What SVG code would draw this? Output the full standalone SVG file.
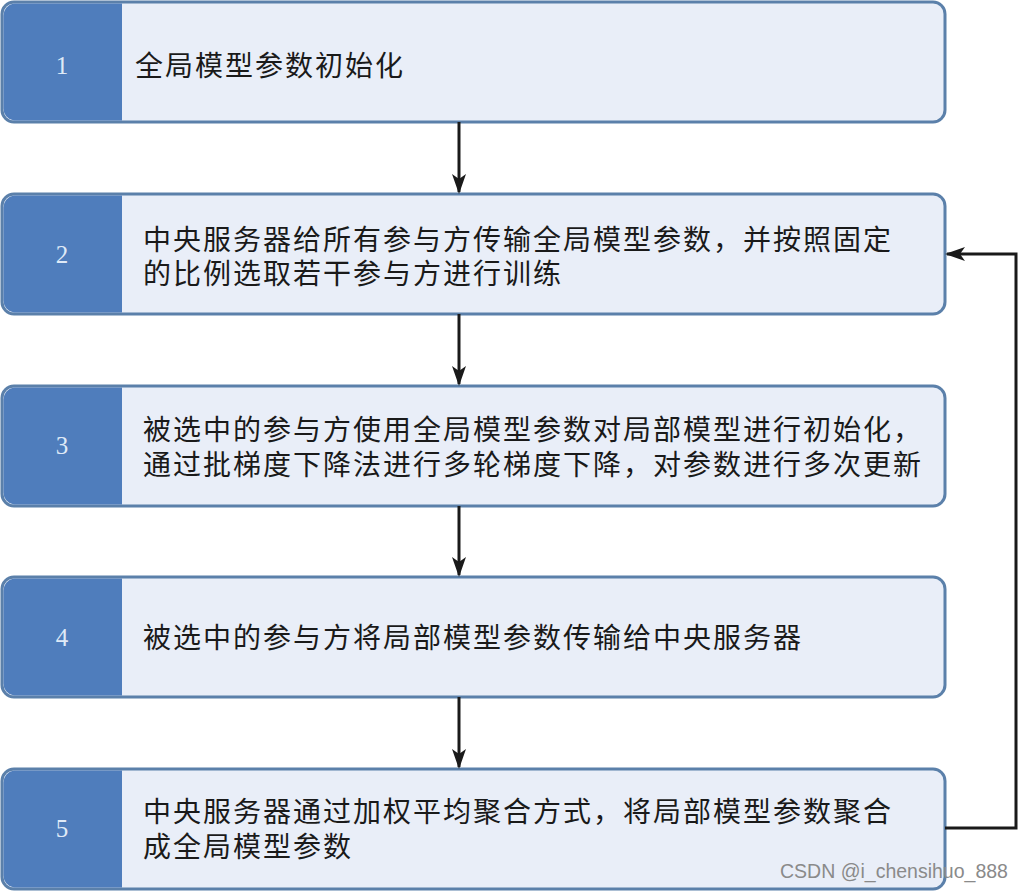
<svg xmlns="http://www.w3.org/2000/svg" width="1020" height="891" viewBox="0 0 1020 891">
<defs>
<style>
.box{fill:#e9eef8;stroke:#5b80aa;stroke-width:3}
.tab{fill:#4f7dbc}
.num{font-family:"Liberation Serif",serif;font-size:25px;fill:#dfeaf7;text-anchor:middle}
.txt{font-family:"Liberation Serif","Noto Sans CJK SC",serif;font-size:28px;letter-spacing:2px;fill:#1a1a1a}
.conn{stroke:#1a1a1a;stroke-width:3;fill:none}
.wm{font-family:"Liberation Sans",sans-serif;font-size:19.5px;fill:#8a8a8a}
</style>
<marker id="ah" viewBox="0 0 20 20" refX="18" refY="10" markerWidth="20" markerHeight="20" markerUnits="userSpaceOnUse" orient="auto">
<path d="M0,3 L20,10 L0,17 L5,10 Z" fill="#1a1a1a"/>
</marker>
</defs>
<rect width="1020" height="891" fill="#ffffff"/>
<g id="node1">
<rect class="box" x="2" y="2" width="943" height="120" rx="12"/>
<path class="tab" d="M14,3.5 H122 V120.5 H14 A12,12 0 0 1 3.5,108.5 V15.5 A12,12 0 0 1 14,3.5 Z"/>
<text class="num" x="62" y="74">1</text>
<text class="txt" x="135" y="76">全局模型参数初始化</text>
</g>
<g id="node2">
<rect class="box" x="2" y="194" width="943" height="120" rx="12"/>
<path class="tab" d="M14,195.5 H122 V312.5 H14 A12,12 0 0 1 3.5,300.5 V207.5 A12,12 0 0 1 14,195.5 Z"/>
<text class="num" x="62" y="263">2</text>
<text class="txt" x="143" y="250">中央服务器给所有参与方传输全局模型参数，并按照固定</text>
<text class="txt" x="143" y="284">的比例选取若干参与方进行训练</text>
</g>
<g id="node3">
<rect class="box" x="2" y="386" width="943" height="120" rx="12"/>
<path class="tab" d="M14,387.5 H122 V504.5 H14 A12,12 0 0 1 3.5,492.5 V399.5 A12,12 0 0 1 14,387.5 Z"/>
<text class="num" x="62" y="454">3</text>
<text class="txt" x="143" y="440">被选中的参与方使用全局模型参数对局部模型进行初始化，</text>
<text class="txt" x="143" y="475">通过批梯度下降法进行多轮梯度下降，对参数进行多次更新</text>
</g>
<g id="node4">
<rect class="box" x="2" y="577" width="943" height="120" rx="12"/>
<path class="tab" d="M14,578.5 H122 V695.5 H14 A12,12 0 0 1 3.5,683.5 V590.5 A12,12 0 0 1 14,578.5 Z"/>
<text class="num" x="62" y="646">4</text>
<text class="txt" x="143" y="648">被选中的参与方将局部模型参数传输给中央服务器</text>
</g>
<g id="node5">
<rect class="box" x="2" y="769" width="943" height="120" rx="12"/>
<path class="tab" d="M14,770.5 H122 V887.5 H14 A12,12 0 0 1 3.5,875.5 V782.5 A12,12 0 0 1 14,770.5 Z"/>
<text class="num" x="62" y="837">5</text>
<text class="txt" x="143" y="822">中央服务器通过加权平均聚合方式，将局部模型参数聚合</text>
<text class="txt" x="143" y="857">成全局模型参数</text>
</g>
<g id="connectors">
<line class="conn" x1="459" y1="122" x2="459" y2="192" marker-end="url(#ah)"/>
<line class="conn" x1="459" y1="314" x2="459" y2="384" marker-end="url(#ah)"/>
<line class="conn" x1="459" y1="506" x2="459" y2="575" marker-end="url(#ah)"/>
<line class="conn" x1="459" y1="697" x2="459" y2="767" marker-end="url(#ah)"/>
<polyline class="conn" points="945,828 1016,828 1016,254 947,254" marker-end="url(#ah)"/>
</g>
<text class="wm" x="780" y="878">CSDN @i_chensihuo_888</text>
</svg>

__TASK TO COMPLETE__.
Make an exact copy of all the material, but keep the pictures out of it.

__FULL OUTPUT__.
What SVG code would draw this? Output the full standalone SVG file.
<svg xmlns="http://www.w3.org/2000/svg" width="1020" height="891" viewBox="0 0 1020 891">
<defs>
<style>
.box{fill:#e9eef8;stroke:#5b80aa;stroke-width:3}
.tab{fill:#4f7dbc}
.num{font-family:"Liberation Serif",serif;font-size:25px;fill:#dfeaf7;text-anchor:middle}
.txt{font-family:"Liberation Serif","Noto Sans CJK SC",serif;font-size:28px;letter-spacing:2px;fill:#1a1a1a}
.conn{stroke:#1a1a1a;stroke-width:3;fill:none}
.wm{font-family:"Liberation Sans",sans-serif;font-size:19.5px;fill:#8a8a8a}
</style>
<marker id="ah" viewBox="0 0 20 20" refX="18" refY="10" markerWidth="20" markerHeight="20" markerUnits="userSpaceOnUse" orient="auto">
<path d="M0,3 L20,10 L0,17 L5,10 Z" fill="#1a1a1a"/>
</marker>
</defs>
<rect width="1020" height="891" fill="#ffffff"/>
<g id="node1">
<rect class="box" x="2" y="2" width="943" height="120" rx="12"/>
<path class="tab" d="M14,3.5 H122 V120.5 H14 A12,12 0 0 1 3.5,108.5 V15.5 A12,12 0 0 1 14,3.5 Z"/>
<text class="num" x="62" y="74">1</text>
<text class="txt" x="135" y="76">全局模型参数初始化</text>
</g>
<g id="node2">
<rect class="box" x="2" y="194" width="943" height="120" rx="12"/>
<path class="tab" d="M14,195.5 H122 V312.5 H14 A12,12 0 0 1 3.5,300.5 V207.5 A12,12 0 0 1 14,195.5 Z"/>
<text class="num" x="62" y="263">2</text>
<text class="txt" x="143" y="250">中央服务器给所有参与方传输全局模型参数，并按照固定</text>
<text class="txt" x="143" y="284">的比例选取若干参与方进行训练</text>
</g>
<g id="node3">
<rect class="box" x="2" y="386" width="943" height="120" rx="12"/>
<path class="tab" d="M14,387.5 H122 V504.5 H14 A12,12 0 0 1 3.5,492.5 V399.5 A12,12 0 0 1 14,387.5 Z"/>
<text class="num" x="62" y="454">3</text>
<text class="txt" x="143" y="440">被选中的参与方使用全局模型参数对局部模型进行初始化，</text>
<text class="txt" x="143" y="475">通过批梯度下降法进行多轮梯度下降，对参数进行多次更新</text>
</g>
<g id="node4">
<rect class="box" x="2" y="577" width="943" height="120" rx="12"/>
<path class="tab" d="M14,578.5 H122 V695.5 H14 A12,12 0 0 1 3.5,683.5 V590.5 A12,12 0 0 1 14,578.5 Z"/>
<text class="num" x="62" y="646">4</text>
<text class="txt" x="143" y="648">被选中的参与方将局部模型参数传输给中央服务器</text>
</g>
<g id="node5">
<rect class="box" x="2" y="769" width="943" height="120" rx="12"/>
<path class="tab" d="M14,770.5 H122 V887.5 H14 A12,12 0 0 1 3.5,875.5 V782.5 A12,12 0 0 1 14,770.5 Z"/>
<text class="num" x="62" y="837">5</text>
<text class="txt" x="143" y="822">中央服务器通过加权平均聚合方式，将局部模型参数聚合</text>
<text class="txt" x="143" y="857">成全局模型参数</text>
</g>
<g id="connectors">
<line class="conn" x1="459" y1="122" x2="459" y2="192" marker-end="url(#ah)"/>
<line class="conn" x1="459" y1="314" x2="459" y2="384" marker-end="url(#ah)"/>
<line class="conn" x1="459" y1="506" x2="459" y2="575" marker-end="url(#ah)"/>
<line class="conn" x1="459" y1="697" x2="459" y2="767" marker-end="url(#ah)"/>
<polyline class="conn" points="945,828 1016,828 1016,254 947,254" marker-end="url(#ah)"/>
</g>
<text class="wm" x="780" y="878">CSDN @i_chensihuo_888</text>
</svg>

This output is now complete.